▶ **Brief**: Copy the data below exactly.

━━━

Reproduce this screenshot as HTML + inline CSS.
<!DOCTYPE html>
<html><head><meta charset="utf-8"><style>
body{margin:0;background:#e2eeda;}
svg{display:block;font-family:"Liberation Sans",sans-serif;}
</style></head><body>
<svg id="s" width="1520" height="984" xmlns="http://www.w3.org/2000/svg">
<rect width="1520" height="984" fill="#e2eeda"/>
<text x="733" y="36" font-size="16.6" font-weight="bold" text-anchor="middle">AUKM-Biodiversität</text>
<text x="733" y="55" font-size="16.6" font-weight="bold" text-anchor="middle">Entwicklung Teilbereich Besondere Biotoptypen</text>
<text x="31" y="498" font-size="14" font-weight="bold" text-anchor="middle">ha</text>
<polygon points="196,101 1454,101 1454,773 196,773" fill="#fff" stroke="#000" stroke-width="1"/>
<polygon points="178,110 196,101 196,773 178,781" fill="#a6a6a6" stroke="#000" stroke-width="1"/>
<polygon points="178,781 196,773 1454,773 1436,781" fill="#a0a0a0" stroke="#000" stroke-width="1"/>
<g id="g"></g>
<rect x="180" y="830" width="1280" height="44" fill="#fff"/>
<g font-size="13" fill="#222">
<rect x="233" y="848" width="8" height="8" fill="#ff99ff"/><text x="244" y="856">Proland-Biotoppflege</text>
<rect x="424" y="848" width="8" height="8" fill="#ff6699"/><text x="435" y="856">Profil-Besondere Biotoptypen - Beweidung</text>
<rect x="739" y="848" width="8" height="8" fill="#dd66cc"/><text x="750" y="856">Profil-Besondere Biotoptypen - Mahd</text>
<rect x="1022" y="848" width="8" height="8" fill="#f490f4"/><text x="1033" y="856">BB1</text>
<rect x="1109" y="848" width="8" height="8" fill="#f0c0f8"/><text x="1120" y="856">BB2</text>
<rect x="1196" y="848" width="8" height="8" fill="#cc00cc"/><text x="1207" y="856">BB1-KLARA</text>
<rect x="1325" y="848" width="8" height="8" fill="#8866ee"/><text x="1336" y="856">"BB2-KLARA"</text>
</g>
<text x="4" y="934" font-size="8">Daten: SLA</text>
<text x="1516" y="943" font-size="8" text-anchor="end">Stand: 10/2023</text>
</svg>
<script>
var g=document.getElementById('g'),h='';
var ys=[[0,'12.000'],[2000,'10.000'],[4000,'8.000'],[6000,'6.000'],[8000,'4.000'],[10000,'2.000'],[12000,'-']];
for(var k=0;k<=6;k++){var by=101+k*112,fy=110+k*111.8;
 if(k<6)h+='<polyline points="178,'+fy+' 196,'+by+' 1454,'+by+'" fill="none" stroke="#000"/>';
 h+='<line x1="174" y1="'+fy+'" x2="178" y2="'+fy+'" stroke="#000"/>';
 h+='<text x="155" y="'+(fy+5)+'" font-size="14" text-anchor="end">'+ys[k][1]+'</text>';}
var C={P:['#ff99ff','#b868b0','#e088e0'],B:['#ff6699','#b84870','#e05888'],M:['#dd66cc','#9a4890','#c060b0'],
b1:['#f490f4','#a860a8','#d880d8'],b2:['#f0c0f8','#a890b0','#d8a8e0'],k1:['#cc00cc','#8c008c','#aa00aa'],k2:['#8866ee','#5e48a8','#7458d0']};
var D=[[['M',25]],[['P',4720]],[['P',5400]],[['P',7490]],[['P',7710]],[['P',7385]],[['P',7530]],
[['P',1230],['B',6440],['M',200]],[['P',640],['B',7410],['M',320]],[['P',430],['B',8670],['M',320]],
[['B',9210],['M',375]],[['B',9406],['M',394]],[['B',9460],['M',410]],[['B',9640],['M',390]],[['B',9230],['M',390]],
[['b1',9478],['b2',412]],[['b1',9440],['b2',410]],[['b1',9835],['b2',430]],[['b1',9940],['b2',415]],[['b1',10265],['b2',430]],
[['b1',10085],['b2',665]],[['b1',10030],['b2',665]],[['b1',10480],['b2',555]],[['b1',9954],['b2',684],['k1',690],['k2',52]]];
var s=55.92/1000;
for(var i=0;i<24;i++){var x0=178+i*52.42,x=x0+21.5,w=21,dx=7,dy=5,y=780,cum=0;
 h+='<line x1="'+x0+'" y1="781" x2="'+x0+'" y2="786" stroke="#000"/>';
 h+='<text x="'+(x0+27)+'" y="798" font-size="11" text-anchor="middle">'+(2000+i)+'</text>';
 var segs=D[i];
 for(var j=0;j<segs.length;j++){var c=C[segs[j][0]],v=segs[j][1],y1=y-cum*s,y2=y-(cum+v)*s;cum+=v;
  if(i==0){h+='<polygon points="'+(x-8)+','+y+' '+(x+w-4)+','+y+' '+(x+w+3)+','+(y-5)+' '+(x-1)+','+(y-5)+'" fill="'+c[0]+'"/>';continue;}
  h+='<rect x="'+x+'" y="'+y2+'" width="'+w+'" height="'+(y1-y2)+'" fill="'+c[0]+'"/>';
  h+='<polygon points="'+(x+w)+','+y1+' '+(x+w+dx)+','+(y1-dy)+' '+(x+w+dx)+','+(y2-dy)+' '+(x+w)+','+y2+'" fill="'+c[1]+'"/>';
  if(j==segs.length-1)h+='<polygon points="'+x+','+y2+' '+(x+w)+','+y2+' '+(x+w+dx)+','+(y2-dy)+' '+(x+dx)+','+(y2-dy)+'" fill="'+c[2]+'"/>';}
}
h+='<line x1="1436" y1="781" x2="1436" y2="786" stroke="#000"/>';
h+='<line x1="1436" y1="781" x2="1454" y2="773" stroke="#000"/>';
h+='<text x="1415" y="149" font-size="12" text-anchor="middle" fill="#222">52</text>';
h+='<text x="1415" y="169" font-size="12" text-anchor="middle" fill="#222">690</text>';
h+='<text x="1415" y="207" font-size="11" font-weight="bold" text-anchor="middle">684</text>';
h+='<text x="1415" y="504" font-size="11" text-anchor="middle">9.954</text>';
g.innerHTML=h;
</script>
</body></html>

━━━

▶ **Finished answer**:
Reproduce this screenshot as HTML + inline CSS.
<!DOCTYPE html>
<html><head><meta charset="utf-8"><style>
body{margin:0;background:#e2eeda;}
svg{display:block;font-family:"Liberation Sans",sans-serif;}
</style></head><body>
<svg id="s" width="1520" height="984" xmlns="http://www.w3.org/2000/svg">
<rect width="1520" height="984" fill="#e2eeda"/>
<text x="733" y="36" font-size="16.6" font-weight="bold" text-anchor="middle">AUKM-Biodiversität</text>
<text x="733" y="55" font-size="16.6" font-weight="bold" text-anchor="middle">Entwicklung Teilbereich Besondere Biotoptypen</text>
<text x="31" y="498" font-size="14" font-weight="bold" text-anchor="middle">ha</text>
<polygon points="196,101 1454,101 1454,773 196,773" fill="#fff" stroke="#000" stroke-width="1"/>
<polygon points="178,110 196,101 196,773 178,781" fill="#a6a6a6" stroke="#000" stroke-width="1"/>
<polygon points="178,781 196,773 1454,773 1436,781" fill="#a0a0a0" stroke="#000" stroke-width="1"/>
<g id="g"></g>
<rect x="180" y="830" width="1280" height="44" fill="#fff"/>
<g font-size="13" fill="#222">
<rect x="233" y="848" width="8" height="8" fill="#ff99ff"/><text x="244" y="856">Proland-Biotoppflege</text>
<rect x="424" y="848" width="8" height="8" fill="#ff6699"/><text x="435" y="856">Profil-Besondere Biotoptypen - Beweidung</text>
<rect x="739" y="848" width="8" height="8" fill="#dd66cc"/><text x="750" y="856">Profil-Besondere Biotoptypen - Mahd</text>
<rect x="1022" y="848" width="8" height="8" fill="#f490f4"/><text x="1033" y="856">BB1</text>
<rect x="1109" y="848" width="8" height="8" fill="#f0c0f8"/><text x="1120" y="856">BB2</text>
<rect x="1196" y="848" width="8" height="8" fill="#cc00cc"/><text x="1207" y="856">BB1-KLARA</text>
<rect x="1325" y="848" width="8" height="8" fill="#8866ee"/><text x="1336" y="856">"BB2-KLARA"</text>
</g>
<text x="4" y="934" font-size="8">Daten: SLA</text>
<text x="1516" y="943" font-size="8" text-anchor="end">Stand: 10/2023</text>
</svg>
<script>
var g=document.getElementById('g'),h='';
var ys=[[0,'12.000'],[2000,'10.000'],[4000,'8.000'],[6000,'6.000'],[8000,'4.000'],[10000,'2.000'],[12000,'-']];
for(var k=0;k<=6;k++){var by=101+k*112,fy=110+k*111.8;
 if(k<6)h+='<polyline points="178,'+fy+' 196,'+by+' 1454,'+by+'" fill="none" stroke="#000"/>';
 h+='<line x1="174" y1="'+fy+'" x2="178" y2="'+fy+'" stroke="#000"/>';
 h+='<text x="155" y="'+(fy+5)+'" font-size="14" text-anchor="end">'+ys[k][1]+'</text>';}
var C={P:['#ff99ff','#b868b0','#e088e0'],B:['#ff6699','#b84870','#e05888'],M:['#dd66cc','#9a4890','#c060b0'],
b1:['#f490f4','#a860a8','#d880d8'],b2:['#f0c0f8','#a890b0','#d8a8e0'],k1:['#cc00cc','#8c008c','#aa00aa'],k2:['#8866ee','#5e48a8','#7458d0']};
var D=[[['M',25]],[['P',4720]],[['P',5400]],[['P',7490]],[['P',7710]],[['P',7385]],[['P',7530]],
[['P',1230],['B',6440],['M',200]],[['P',640],['B',7410],['M',320]],[['P',430],['B',8670],['M',320]],
[['B',9210],['M',375]],[['B',9406],['M',394]],[['B',9460],['M',410]],[['B',9640],['M',390]],[['B',9230],['M',390]],
[['b1',9478],['b2',412]],[['b1',9440],['b2',410]],[['b1',9835],['b2',430]],[['b1',9940],['b2',415]],[['b1',10265],['b2',430]],
[['b1',10085],['b2',665]],[['b1',10030],['b2',665]],[['b1',10480],['b2',555]],[['b1',9954],['b2',684],['k1',690],['k2',52]]];
var s=55.92/1000;
for(var i=0;i<24;i++){var x0=178+i*52.42,x=x0+21.5,w=21,dx=7,dy=5,y=780,cum=0;
 h+='<line x1="'+x0+'" y1="781" x2="'+x0+'" y2="786" stroke="#000"/>';
 h+='<text x="'+(x0+27)+'" y="798" font-size="11" text-anchor="middle">'+(2000+i)+'</text>';
 var segs=D[i];
 for(var j=0;j<segs.length;j++){var c=C[segs[j][0]],v=segs[j][1],y1=y-cum*s,y2=y-(cum+v)*s;cum+=v;
  if(i==0){h+='<polygon points="'+(x-8)+','+y+' '+(x+w-4)+','+y+' '+(x+w+3)+','+(y-5)+' '+(x-1)+','+(y-5)+'" fill="'+c[0]+'"/>';continue;}
  h+='<rect x="'+x+'" y="'+y2+'" width="'+w+'" height="'+(y1-y2)+'" fill="'+c[0]+'"/>';
  h+='<polygon points="'+(x+w)+','+y1+' '+(x+w+dx)+','+(y1-dy)+' '+(x+w+dx)+','+(y2-dy)+' '+(x+w)+','+y2+'" fill="'+c[1]+'"/>';
  if(j==segs.length-1)h+='<polygon points="'+x+','+y2+' '+(x+w)+','+y2+' '+(x+w+dx)+','+(y2-dy)+' '+(x+dx)+','+(y2-dy)+'" fill="'+c[2]+'"/>';}
}
h+='<line x1="1436" y1="781" x2="1436" y2="786" stroke="#000"/>';
h+='<line x1="1436" y1="781" x2="1454" y2="773" stroke="#000"/>';
h+='<text x="1415" y="149" font-size="12" text-anchor="middle" fill="#222">52</text>';
h+='<text x="1415" y="169" font-size="12" text-anchor="middle" fill="#222">690</text>';
h+='<text x="1415" y="207" font-size="11" font-weight="bold" text-anchor="middle">684</text>';
h+='<text x="1415" y="504" font-size="11" text-anchor="middle">9.954</text>';
g.innerHTML=h;
</script>
</body></html>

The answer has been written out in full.